For years, Torontonians' arrogance has been mocked by references in the rest of the province (or country) to this city as "The Centre of the Universe". Torontonians have a reputation for behaving as if their city is the only thing that matters. I'm afraid that some of my readers may come to the same conclusion about me.

In several articles, for example, I have argued that it is the core of the City of Toronto that drives the regional economy and our provincial economy. Furthermore, I have certainly taken the stance that outlying areas are taking advantage of the city... living off of a net-outflow of our wealth, sending very little back.

The truth is, I wouldn't argue so fiercely against our neighbours, if it wasn't for what I feel to be an unfairness in recent provincial politics that goes toward an Un-Canadian extreme.

Since 1995, the Harris-Eves have systematically attacked the social contract on which Ontario has been built. Toronto has suffered, and not by accident. Here are some highlights, from a John Sewell column in Eye magazine:

The Ontario government pushed its costs down onto municipalities by rewriting funding arrangements for local transit, affordable housing, social service programs and public health. City staff estimate the extra annual costs piled onto Toronto's property taxpayers totalled $276 million in 2001.

Current market value assessment was implemented, which transferred tax burdens from suburban taxpayers onto the downtown. Other legislation prevented the municipality from raising the property taxes of anyone other than homeowners.

The education system has been severely damaged. Before Harris was elected, decisions regarding Toronto's school boards, both public and separate, were controlled by locally elected trustees and the system was funded entirely by property taxes generated in Toronto.

The provincial government scrapped local control of education by wresting the funding that boards had received from local property taxes. Trustees' powers were eviscerated and their compensation was limited to $5,000 a year. A funding formula was put in place that discriminates against Toronto's older schools, and education spending in Toronto was reduced by 20 per cent (almost $400 million).

This is certainly rough news, but what makes it un-Canadian?

Right now the city is struggling, because the demand for social services is so high here compared with the municipal government's ability to pay. Until there is a major structural change, this problem will persist. The city simply can't raise enough money to provide these services from property tax. It is just not progressive enough.

The city could always make the choice to not fund these services, and let people make their own way in life. But this is where the un-Canadian part comes in. Part of the Canadian experience has involved the successful learning of the lesson that helping out the people around us actually makes life more rewarding and enjoyable for the rest of us. We could decide to just not provide social services if we wanted to live in a thrid-world-type community, with a clash of extremes around us. But instead, Canada has followed a path of helping others. This is a major contributor to the high quality of life ratings we continually earn.

Unfortunately, the Harris-Eves government has taken advantage of this in the worst way.

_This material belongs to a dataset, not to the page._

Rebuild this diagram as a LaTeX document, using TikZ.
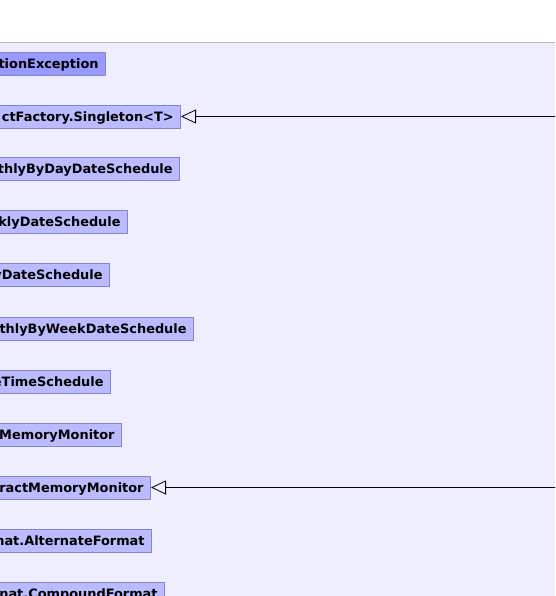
\documentclass[tikz,border=0pt]{standalone}
\usepackage{fontspec}
\setmainfont{DejaVu Sans}
\usetikzlibrary{arrows.meta}
\definecolor{bgc}{HTML}{EEEEFF}
\definecolor{boxfill}{HTML}{BBBBFF}
\definecolor{boxdark}{HTML}{9999FF}
\definecolor{boxline}{HTML}{8484C8}
\definecolor{topline}{HTML}{B8B8C0}
\tikzset{
  cls/.style={draw=boxline, fill=boxfill, line width=0.8pt, anchor=east,
    text width=400pt, align=right, minimum height=23pt, inner xsep=7pt, inner ysep=0pt,
    text height=9.5pt, text depth=0pt,
    font=\fontsize{12.9}{15}\selectfont\bfseries, text=black},
  clsdark/.style={cls, fill=boxdark},
  inherit/.style={-{Triangle[open, length=15pt, width=14pt]}, line width=0.8pt, black},
}
\begin{document}
\begin{tikzpicture}[x=1pt, y=-1pt]
\useasboundingbox (0,0) rectangle (555,596);
\clip (0,0) rectangle (555,596);
\fill[white] (0,0) rectangle (555,42);
\fill[bgc] (0,42) rectangle (555,596);
\draw[topline, line width=0.8pt] (0,42) -- (555,42);
\node[clsdark] (n1) at (106,63.5) {tionException};
\node[cls] (n2) at (181,116.5) {ctFactory.Singleton<T>};
\node[cls] (n3) at (180,168.5) {thlyByDayDateSchedule};
\node[cls] (n4) at (128,221.5) {klyDateSchedule};
\node[cls] (n5) at (110,274.5) {yDateSchedule};
\node[cls] (n6) at (194,328.5) {thlyByWeekDateSchedule};
\node[cls] (n7) at (111,381.5) {eTimeSchedule};
\node[cls] (n8) at (122,434.5) {tMemoryMonitor};
\node[cls] (n9) at (151,487.5) {ractMemoryMonitor};
\node[cls] (n10) at (152,540.5) {nat.AlternateFormat};
\node[cls] (n11) at (165,593.5) {nat.CompoundFormat};
\coordinate (s2) at (560,116.5);
\coordinate (s9) at (560,487.5);
\draw[inherit] (s2) -- (n2.east);
\draw[inherit] (s9) -- (n9.east);
\end{tikzpicture}
\end{document}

Downloading of social services is what has made a poor city out of rich Toronto. How? Well, the province is happy to take advantage of the city's wealth when it collects income tax, which it spends to support minimal programs everywhere. On the other hand, when it comes to social services concentrated in urban areas, the province is happy to leave this to the property tax payer.

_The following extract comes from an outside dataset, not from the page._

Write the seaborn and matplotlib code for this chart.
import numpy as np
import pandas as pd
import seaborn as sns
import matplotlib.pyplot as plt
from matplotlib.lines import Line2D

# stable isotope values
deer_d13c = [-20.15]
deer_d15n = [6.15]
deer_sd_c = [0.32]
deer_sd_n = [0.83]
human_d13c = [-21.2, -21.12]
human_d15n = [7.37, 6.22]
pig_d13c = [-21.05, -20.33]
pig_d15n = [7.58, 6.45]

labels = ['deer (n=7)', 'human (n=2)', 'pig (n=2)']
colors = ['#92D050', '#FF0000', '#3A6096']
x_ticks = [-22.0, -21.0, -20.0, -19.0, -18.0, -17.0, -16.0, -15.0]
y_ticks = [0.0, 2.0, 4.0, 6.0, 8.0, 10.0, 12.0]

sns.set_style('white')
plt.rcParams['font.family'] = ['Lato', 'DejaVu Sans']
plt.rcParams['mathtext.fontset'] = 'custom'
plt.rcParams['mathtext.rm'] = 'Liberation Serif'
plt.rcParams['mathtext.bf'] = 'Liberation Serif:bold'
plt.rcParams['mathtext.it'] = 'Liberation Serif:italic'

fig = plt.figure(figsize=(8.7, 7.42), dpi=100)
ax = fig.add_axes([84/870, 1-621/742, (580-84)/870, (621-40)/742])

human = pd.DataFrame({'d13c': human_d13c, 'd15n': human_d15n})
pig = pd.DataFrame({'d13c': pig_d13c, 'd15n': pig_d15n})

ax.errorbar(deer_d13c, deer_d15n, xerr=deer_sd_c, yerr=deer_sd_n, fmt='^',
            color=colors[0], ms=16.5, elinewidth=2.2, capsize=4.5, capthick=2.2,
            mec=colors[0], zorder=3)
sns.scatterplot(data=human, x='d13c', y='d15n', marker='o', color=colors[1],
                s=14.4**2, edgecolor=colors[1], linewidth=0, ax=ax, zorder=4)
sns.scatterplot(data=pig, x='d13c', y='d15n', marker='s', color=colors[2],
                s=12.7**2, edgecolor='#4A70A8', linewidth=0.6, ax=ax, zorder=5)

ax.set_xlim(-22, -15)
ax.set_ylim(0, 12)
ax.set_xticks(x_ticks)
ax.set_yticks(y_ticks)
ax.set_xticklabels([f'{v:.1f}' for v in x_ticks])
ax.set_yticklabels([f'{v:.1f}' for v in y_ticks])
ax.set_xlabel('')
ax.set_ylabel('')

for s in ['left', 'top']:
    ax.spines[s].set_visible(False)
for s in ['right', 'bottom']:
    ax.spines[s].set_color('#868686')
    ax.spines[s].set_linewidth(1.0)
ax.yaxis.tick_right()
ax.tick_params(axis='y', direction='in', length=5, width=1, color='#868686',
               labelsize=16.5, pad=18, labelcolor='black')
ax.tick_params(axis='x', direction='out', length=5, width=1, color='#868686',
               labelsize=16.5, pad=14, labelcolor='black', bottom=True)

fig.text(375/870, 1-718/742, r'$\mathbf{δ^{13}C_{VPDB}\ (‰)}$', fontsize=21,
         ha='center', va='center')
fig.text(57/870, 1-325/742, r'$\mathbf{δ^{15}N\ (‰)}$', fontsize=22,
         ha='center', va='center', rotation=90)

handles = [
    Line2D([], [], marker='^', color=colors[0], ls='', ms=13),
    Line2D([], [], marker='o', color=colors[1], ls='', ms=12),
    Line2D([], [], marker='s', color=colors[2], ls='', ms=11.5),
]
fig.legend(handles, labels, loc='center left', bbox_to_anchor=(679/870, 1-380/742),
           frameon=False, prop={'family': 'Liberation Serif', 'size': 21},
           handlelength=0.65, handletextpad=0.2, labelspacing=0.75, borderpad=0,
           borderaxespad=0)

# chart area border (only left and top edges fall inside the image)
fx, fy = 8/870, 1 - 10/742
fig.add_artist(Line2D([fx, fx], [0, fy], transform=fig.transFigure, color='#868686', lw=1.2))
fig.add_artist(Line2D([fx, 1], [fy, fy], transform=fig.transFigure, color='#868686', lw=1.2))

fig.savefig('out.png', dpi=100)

The result is a system where non-Tory-voting urbanites get stuck with an impossible choice about whether to fund social services or let their communities descend to a lower standard. Meanwhile, Tory-voting suburban regions enjoy living in a province in which considerably less of their income tax goes to services typically not associated with suburban living. It's not just a shift of wealth from city to suburb. It is also a shift from a more equitable society to a less equitable one.